Internal/general explanation: this would mean that the Electoral Commission would be required to implement laws banning non-doms from donating to political parties. This law has already received royal assent but is subject to the commission’s implementation. This needs to be enacted immediately to reduce undue foreign interference in our elections. 

Speaker’s notes

  • Regardless of which party is responsible, allowing wealthy people to influence our elections disproportionately simply because they can offer greater wealth to your party is always a mistake. 

  • Non-doms should not be afforded disproportionate political influence. This essentially allows richer people to influence politics more simply because they have wealth. This is a slippery slope to oligarchy - and we all know how that can turn out. 

  • Avoiding undue foreign influence in our elections should be easy - we already have the legislation drawn up and afforded Royal Assent in the Elections Act 2009. All we need to do now is implement it. 

Additional Amendment 3:

“Page 20, line 20, at end insert - 

1F Statutory duty for a Select Committee inquiry on the impact of extending the franchise.

Following the first general election after which the franchise is extended to all British citizens, a Select Committee will be required to produce impact reports on the effect of the extension of the franchise on constituency numbers and demographics.”

Members explanatory statement

This would require an assessment of how the extension of the franchise to all overseas British citizens is affecting the make-up of constituencies.“

Internal/general explanation: in the event that the franchise is extended to all British citizens overseas, we may find that certain constituencies change dramatically in terms of the number of electors. This amendment would require a review of those changes following the first general election after the franchise is extended. 

Speaker’s notes

  • We have not yet conducted an assessment of what the results of expanding the franchise to all overseas British citizens will be.

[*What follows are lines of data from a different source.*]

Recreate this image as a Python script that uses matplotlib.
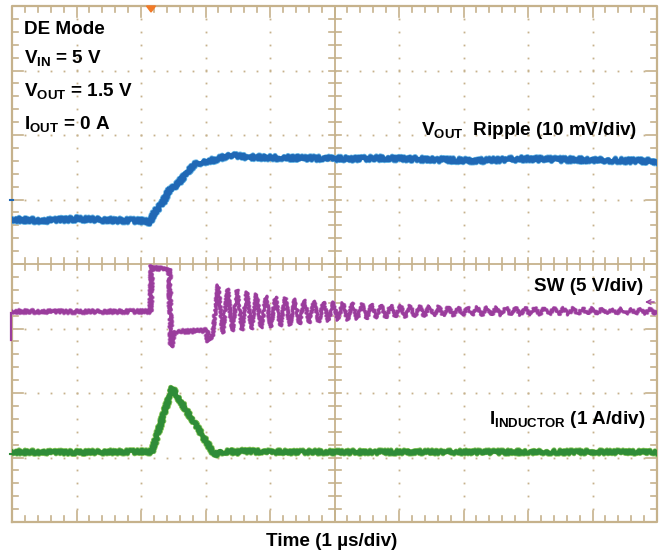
import numpy as np
import matplotlib
matplotlib.use("Agg")
import matplotlib.pyplot as plt
from matplotlib.patches import Polygon

plt.rcParams['font.family'] = ['Liberation Sans', 'DejaVu Sans']
plt.rcParams['mathtext.fontset'] = 'custom'
plt.rcParams['mathtext.bf'] = 'Liberation Sans:bold'
plt.rcParams['mathtext.rm'] = 'Liberation Sans:bold'
plt.rcParams['mathtext.it'] = 'Liberation Sans:bold'

# ---------------- data (time in µs) ----------------
# VOUT ripple (mV), 10 mV/div
vout_t = [0.0, 0.5, 1.0, 1.5, 2.0, 2.14, 2.22, 2.34, 2.42, 2.56, 2.68, 2.81, 2.95,
          3.12, 3.38, 3.58, 4.0, 4.6, 5.2, 5.8, 6.5, 7.2, 7.9, 8.5, 9.2, 10.0]
vout_mv = [-3.1, -3.3, -3.0, -3.2, -3.3, -3.5, -1.9, -0.5, 1.2, 2.3, 3.8, 5.3, 5.8,
           6.1, 6.9, 6.6, 6.5, 6.4, 6.3, 6.4, 6.2, 6.0, 6.3, 6.2, 6.1, 5.9]

# SW node (V), 5 V/div : pulse part
sw_t = [0.0, 1.0, 2.15, 2.165, 2.19, 2.30, 2.44, 2.455, 2.47, 2.51, 2.80, 3.02, 3.04, 3.11]
sw_v = [1.32, 1.30, 1.32, 4.85, 4.70, 4.65, 4.62, 1.00, -1.40, -0.25, -0.20, -0.15, -1.00, -0.60]
# SW ringing: peaks and troughs
ring_peak_t = [3.194, 3.343, 3.491, 3.640, 3.789, 3.938, 4.087, 4.236, 4.384, 4.533,
               4.682, 4.831, 4.980, 5.129, 5.277, 5.426, 5.575, 5.724, 5.873, 6.022,
               6.171, 6.319, 6.468, 6.617, 6.766, 6.915, 7.064, 7.212, 7.361, 7.510,
               7.659, 7.808, 7.957, 8.105, 8.254, 8.403, 8.552, 8.701, 8.850, 8.998,
               9.147, 9.296, 9.445, 9.594, 9.743, 9.891]
ring_peak_v = [3.37, 3.06, 2.98, 2.83, 2.67, 2.52, 2.44, 2.36, 2.29, 2.21,
               2.13, 2.05, 2.05, 1.98, 1.98, 1.90, 1.90, 1.82, 1.82, 1.78,
               1.76, 1.74, 1.72, 1.70, 1.68, 1.67, 1.66, 1.66, 1.65, 1.64,
               1.63, 1.62, 1.62, 1.61, 1.60, 1.59, 1.58, 1.58, 1.57, 1.57,
               1.55, 1.54, 1.54, 1.53, 1.52, 1.51]
ring_trough_t = [3.268, 3.417, 3.565, 3.714, 3.863, 4.012, 4.161, 4.310, 4.458, 4.607,
                 4.756, 4.905, 5.054, 5.203, 5.351, 5.500, 5.649, 5.798, 5.947, 6.096,
                 6.245, 6.393, 6.542, 6.691, 6.840, 6.989, 7.138, 7.286, 7.435, 7.584,
                 7.733, 7.882, 8.031, 8.179, 8.328, 8.477, 8.626, 8.775, 8.924, 9.072,
                 9.221, 9.370, 9.519, 9.668, 9.817, 9.965]
ring_trough_v = [-0.35, -0.19, -0.12, -0.04, 0.04, 0.12, 0.19, 0.27, 0.35, 0.43,
                 0.50, 0.58, 0.66, 0.66, 0.74, 0.74, 0.81, 0.81, 0.89, 0.89,
                 0.92, 0.94, 0.96, 0.98, 1.00, 1.01, 1.02, 1.03, 1.04, 1.04,
                 1.05, 1.06, 1.06, 1.07, 1.08, 1.09, 1.10, 1.10, 1.11, 1.11,
                 1.12, 1.13, 1.13, 1.14, 1.15, 1.16]
sw_end_t = [10.0]
sw_end_v = [1.35]

# Inductor current (A), 1 A/div
il_t = [0.0, 1.0, 2.0, 2.17, 2.48, 3.15, 3.22, 3.30, 3.38, 3.46, 3.55, 4.0, 6.0, 8.0, 10.0]
il_a = [0.085, 0.08, 0.09, 0.085, 1.08, 0.03, 0.11, 0.06, 0.11, 0.07, 0.10, 0.085, 0.085, 0.085, 0.085]

# channel settings: units-per-div and ground position (divisions from centre)
ch_scale = {'vout': 10.0, 'sw': 5.0, 'il': 1.0}
ch_offset = {'vout': 1.0, 'sw': -1.0, 'il': -3.0}

# ---------------- figure ----------------
W, H = 661, 556
fig = plt.figure(figsize=(W / 100, H / 100), dpi=100)
fig.patch.set_facecolor('white')
L, R, T, B = 12, 657, 6, 522
ax = fig.add_axes([L / W, (H - B) / H, (R - L) / W, (B - T) / H])
ax.set_xlim(0, 10)
ax.set_ylim(-4, 4)
ax.axis('off')
PX = (R - L) / 10.0  # pixels per division

grid_c = '#c6b28c'

# dotted graticule
for xi in range(1, 10):
    if xi == 5:
        continue
    ys = np.arange(-3.8, 3.81, 0.2)
    ax.plot(np.full_like(ys, xi), ys, ls='none', marker='s', ms=1.3, mec='none', mfc=grid_c, zorder=1)
for yi in range(-3, 4):
    if yi == 0:
        continue
    xs = np.arange(0.2, 9.81, 0.2)
    ax.plot(xs, np.full_like(xs, yi), ls='none', marker='s', ms=1.3, mec='none', mfc=grid_c, zorder=1)

# border and centre lines
ax.plot([0, 10, 10, 0, 0], [-4, -4, 4, 4, -4], color=grid_c, lw=1.6, clip_on=False, zorder=2)
ax.plot([5, 5], [-4, 4], color=grid_c, lw=1.3, zorder=2)
ax.plot([0, 10], [0, 0], color=grid_c, lw=1.3, zorder=2)

minor_len = 6 / PX
major_len = 11 / PX
for i in range(1, 50):
    x = i * 0.2
    ln = major_len if i % 5 == 0 else minor_len
    ax.plot([x, x], [4, 4 - ln], color=grid_c, lw=1.2, zorder=2)
    ax.plot([x, x], [-4, -4 + ln], color=grid_c, lw=1.2, zorder=2)
    ax.plot([x, x], [-minor_len, minor_len], color=grid_c, lw=1.2, zorder=2)
for j in range(1, 40):
    y = -4 + j * 0.2
    ln = major_len if j % 5 == 0 else minor_len
    ax.plot([0, ln], [y, y], color=grid_c, lw=1.2, zorder=2)
    ax.plot([10, 10 - ln], [y, y], color=grid_c, lw=1.2, zorder=2)
    ax.plot([5 - minor_len, 5 + minor_len], [y, y], color=grid_c, lw=1.2, zorder=2)


def trace(t, v, ch, core, halo, lw_core, lw_halo, jitter):
    y = ch_offset[ch] + np.asarray(v, dtype=float) / ch_scale[ch]
    h, = ax.plot(t, y, color=halo, lw=lw_halo, solid_joinstyle='round', zorder=3)
    h.set_sketch_params(scale=jitter * 1.3, length=2.0, randomness=3.0)
    c, = ax.plot(t, y, color=core, lw=lw_core, solid_joinstyle='round', zorder=4)
    c.set_sketch_params(scale=jitter, length=2.0, randomness=3.0)


# assemble SW ringing from interleaved peaks / troughs
ring_t = np.ravel(np.column_stack([ring_peak_t, ring_trough_t]))
ring_v = np.ravel(np.column_stack([ring_peak_v, ring_trough_v]))
ring_all_t = np.concatenate([sw_t[-1:], ring_t, sw_end_t])
ring_all_v = np.concatenate([sw_v[-1:], ring_v, sw_end_v])

trace(vout_t, vout_mv, 'vout', '#2068b5', '#6ab8e6', 3.4, 3.9, 1.8)
trace(sw_t, sw_v, 'sw', '#9a3d9c', '#c98bcb', 2.4, 2.9, 1.4)
trace(ring_all_t, ring_all_v, 'sw', '#9a3d9c', '#c98bcb', 1.9, 2.4, 1.1)
trace(il_t, il_a, 'il', '#2f8c38', '#8cc85e', 3.2, 3.8, 1.6)

# ground markers on left edge
ax.plot([-0.03, 0.02], [1.0, 1.0], color='#2068b5', lw=1.5, clip_on=False, zorder=5)
ax.plot([-0.02, -0.02], [-0.76, -1.18], color='#9a3d9c', lw=1.6, clip_on=False, zorder=5)
ax.plot([-0.03, 0.02], [-2.95, -2.95], color='#2f8c38', lw=1.5, clip_on=False, zorder=5)

# trigger marker
tx = (151 - L) / PX
ax.add_patch(Polygon([[tx - 4.5 / PX, 4.0], [tx + 4.5 / PX, 4.0], [tx, 4.0 - 6 / PX]],
                     closed=True, color='#f27a28', clip_on=False, zorder=6))
# trigger level arrow at right
ay = (264 - 302) / PX
ax.annotate('', xy=(9.77, ay), xytext=(10.0, ay),
            arrowprops=dict(arrowstyle='->', color='#9a3d9c', lw=1.0, mutation_scale=8),
            annotation_clip=False, zorder=6)

# ---------------- text ----------------
fs = 13.6


def ftext(x, y, s, ha='left'):
    fig.text(x / W, 1 - y / H, s, ha=ha, va='baseline', fontsize=fs,
             fontweight='bold', color='black')


ftext(24, 34, 'DE Mode')
ftext(24, 63, r'$\mathbf{V_{IN}}$ = 5 V')
ftext(24, 96, r'$\mathbf{V_{OUT}}$ = 1.5 V')
ftext(24, 129, r'$\mathbf{I_{OUT}}$ = 0 A')
ftext(637, 135, r'$\mathbf{V_{OUT}}$  Ripple (10 mV/div)', ha='right')
ftext(643, 291, 'SW (5 V/div)', ha='right')
ftext(645, 424, r'$\mathbf{I_{INDUCTOR}}$ (1 A/div)', ha='right')
ftext(332, 546, 'Time (1 µs/div)', ha='center')

fig.savefig('out.png', dpi=100, facecolor='white')
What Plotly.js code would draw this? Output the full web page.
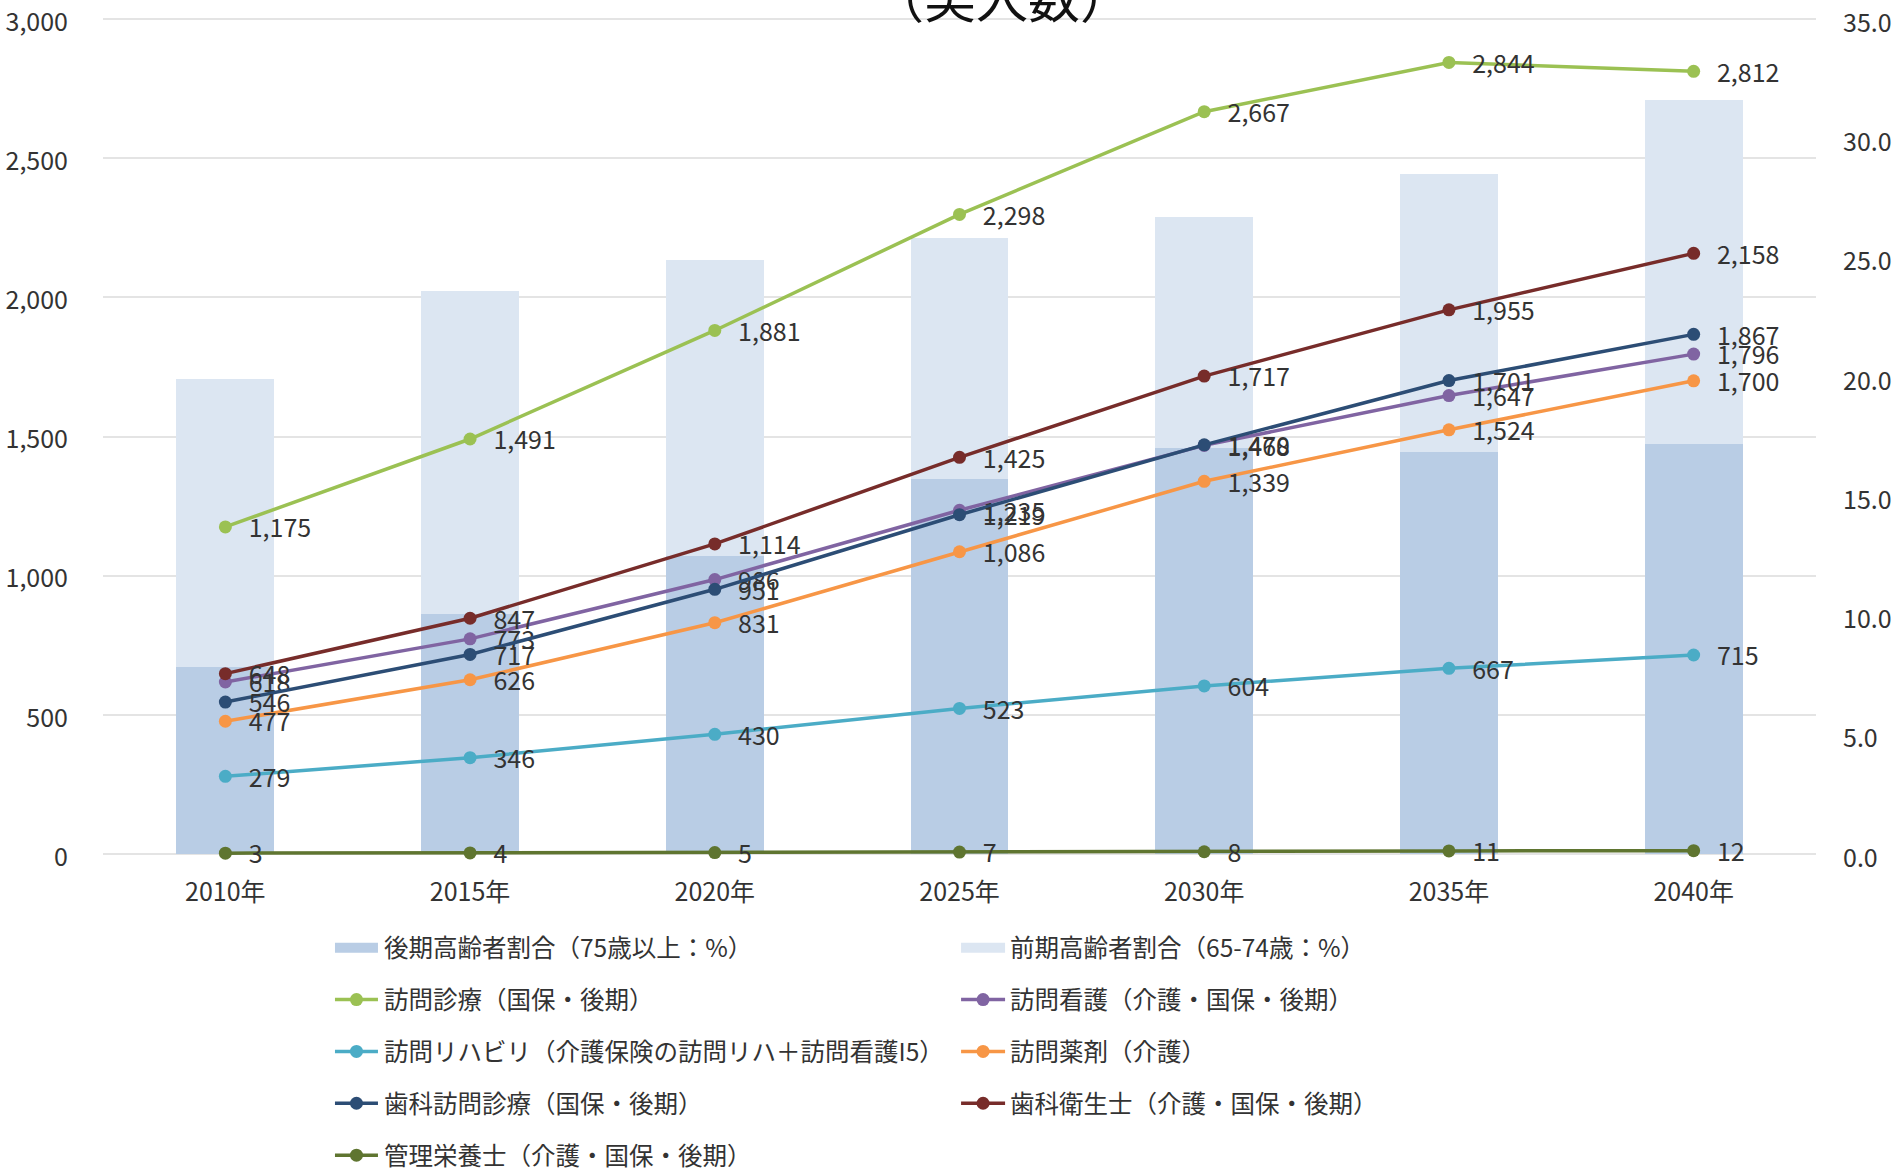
<!DOCTYPE html>
<html>
<head>
<meta charset="utf-8">
<script src="https://cdn.plot.ly/plotly-3.0.1.min.js"></script>
<style>html,body{margin:0;padding:0;background:#fff;}#chart{width:1895px;height:1168px;}</style>
</head>
<body>
<div id="chart"></div>
<script>
const years = ["2010年","2015年","2020年","2025年","2030年","2035年","2040年"];
const kouki = [7.85, 10.05, 12.5, 15.7, 17.0, 16.85, 17.2];
const zenki = [12.05, 13.55, 12.4, 10.1, 9.7, 11.65, 14.4];
const houmonShinryo = [1175, 1491, 1881, 2298, 2667, 2844, 2812];
const houmonKango = [618, 773, 986, 1235, 1468, 1647, 1796];
const houmonRiha = [279, 346, 430, 523, 604, 667, 715];
const houmonYakuzai = [477, 626, 831, 1086, 1339, 1524, 1700];
const shikaHoumon = [546, 717, 951, 1219, 1470, 1701, 1867];
const shikaEisei = [648, 847, 1114, 1425, 1717, 1955, 2158];
const kanriEiyo = [3, 4, 5, 7, 8, 11, 12];
const leftTicks = [0, 500, 1000, 1500, 2000, 2500, 3000];
const rightTicks = [0, 5, 10, 15, 20, 25, 30, 35];

const FONT = '"Noto Sans CJK JP", "Noto Sans", sans-serif';
const TXT = '#333333';
// small padding beyond 0 and 3,000 so that the edge grid lines are kept by Plotly
const PAD = 7.186;
const LEFT_RANGE = [-PAD, 3000 + PAD];
const RIGHT_RANGE = [-PAD * 35 / 3000, (3000 + PAD) * 35 / 3000];

function line(name, y, color, legend) {
  return {
    type: 'scatter', mode: 'lines+markers+text', name: name, x: years, y: y,
    yaxis: 'y2', legend: legend, legendgroup: name,
    line: {color: color, width: 3.5}, marker: {color: color, size: 13},
    texttemplate: '\u00a0\u00a0%{y:,}', textposition: 'middle right',
    textfont: {family: FONT, size: 25, color: TXT}, cliponaxis: false
  };
}
function barLegend(name, color, legend) {
  return {type: 'scatter', mode: 'lines', name: name, x: [null], y: [null], yaxis: 'y',
    legend: legend, legendgroup: name, line: {color: color, width: 17}};
}

const data = [
  {type: 'bar', name: '後期高齢者割合（75歳以上：%）', x: years, y: kouki, yaxis: 'y',
   marker: {color: '#B9CDE5'}, width: 0.4, showlegend: false, hoverinfo: 'y'},
  {type: 'bar', name: '前期高齢者割合（65-74歳：%）', x: years, y: zenki, yaxis: 'y',
   marker: {color: '#DCE6F2'}, width: 0.4, showlegend: false, hoverinfo: 'y'},
  barLegend('後期高齢者割合（75歳以上：%）', '#B9CDE5', 'legend'),
  barLegend('前期高齢者割合（65-74歳：%）', '#DCE6F2', 'legend2'),
  line('訪問診療（国保・後期）', houmonShinryo, '#9BC153', 'legend'),
  line('訪問看護（介護・国保・後期）', houmonKango, '#8064A2', 'legend2'),
  line('訪問リハビリ（介護保険の訪問リハ＋訪問看護I5）', houmonRiha, '#4BACC6', 'legend'),
  line('訪問薬剤（介護）', houmonYakuzai, '#F79646', 'legend2'),
  line('歯科訪問診療（国保・後期）', shikaHoumon, '#2C4D75', 'legend'),
  line('歯科衛生士（介護・国保・後期）', shikaEisei, '#772C2A', 'legend2'),
  line('管理栄養士（介護・国保・後期）', kanriEiyo, '#5F7530', 'legend')
];

const legendBase = {
  orientation: 'v', traceorder: 'grouped', tracegroupgap: 17, itemwidth: 44,
  font: {family: FONT, size: 24.5, color: TXT}, bgcolor: 'rgba(0,0,0,0)',
  yanchor: 'top', xanchor: 'left', itemclick: false
};

const layout = {
  width: 1895, height: 1168,
  margin: {l: 103, r: 79, t: 17, b: 312, autoexpand: false},
  paper_bgcolor: '#fff', plot_bgcolor: '#fff',
  barmode: 'stack', showlegend: true,
  font: {family: FONT, size: 24, color: TXT},
  xaxis: {type: 'category', showgrid: false, showline: false, zeroline: false,
    ticks: '', tickfont: {family: FONT, size: 25, color: TXT}, ticklabelstandoff: 19},
  yaxis: {range: RIGHT_RANGE, tickvals: rightTicks, tickformat: '.1f', side: 'right',
    showgrid: false, zeroline: false, showline: false, ticks: '', ticklabeloverflow: 'allow',
    tickfont: {family: FONT, size: 25, color: TXT}, ticklabelstandoff: 26, ticklabelshift: 4},
  yaxis2: {range: LEFT_RANGE, tickvals: leftTicks, tickformat: ',',
    overlaying: 'y', side: 'left', ticklabeloverflow: 'allow',
    showgrid: true, gridcolor: '#E4E4E4', gridwidth: 2, zeroline: false, showline: false, ticks: '',
    tickfont: {family: FONT, size: 25, color: TXT}, ticklabelstandoff: 34, ticklabelshift: 3},
  legend: Object.assign({}, legendBase, {x: 0.1325, y: -0.0826}),
  legend2: Object.assign({}, legendBase, {x: 0.498, y: -0.0826}),
  annotations: [{text: '（実人数）', xref: 'paper', yref: 'paper', x: 0.525, y: 0.9783,
    xanchor: 'center', yanchor: 'bottom', showarrow: false,
    font: {family: FONT, size: 52, color: '#111'}}]
};

Plotly.newPlot('chart', data, layout, {displayModeBar: false, responsive: false}).then(function (gd) {
  // lengthen legend keys to match the reference's wider keys
  gd.querySelectorAll('.legend .legendlines path').forEach(function (p) {
    p.setAttribute('d', 'M5,0h43');
  });
  gd.querySelectorAll('.legend .legendpoints path.scatterpts').forEach(function (p) {
    p.setAttribute('transform', 'translate(26.5,0)');
  });
  // data labels sit slightly right of and below the marker centre, as in the reference
  gd.querySelectorAll('.scatterlayer .textpoint text').forEach(function (t) {
    t.setAttribute('transform', 'translate(3,4)');
  });
});
</script>
</body>
</html>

  • We need to understand whether certain constituencies will be disproportionately impacted and whether expat votes will be funnelled back into specific constituencies or regions. This is something that we need to analyse as it could significantly either change the balance of our constituencies or leave certain constituencies without the representation they voted for. 

Additional Amendment 4

This requires a new clause to be added to the Bill.

After Clause 12

“Insert the following new clause

  • Section 54 of PPERA is amended as follows
  • In subsection (2)(a) after ‘register’ insert ‘and is resident in the UK’.”

Members explanatory statement

This would require individual donors to UK political parties to be resident in the UK

Internal/general explanation: This amendment avoids the expansion of the franchise becoming something which enables more political donations from opaque foreign sources. This will instead limit donations to those who live and work in the UK, adding another tier which will further link an individual’s ability to influence UK politics to living and working in this country. 

Speaker’s notes

  • It should make sense that those living and working in a particular country ought to have the greatest stake in its politics. They are the people who are affected most by what happens in the political sphere.

  • Donations to political parties allow individuals to make a tangible difference to the quality and reach (and even direction of) a party’s campaigns. This extra influence should therefore be confined to those who will feel that difference most - those who live in the UK. 

  • This will also help with removing dodgy foreign influences from UK general elections.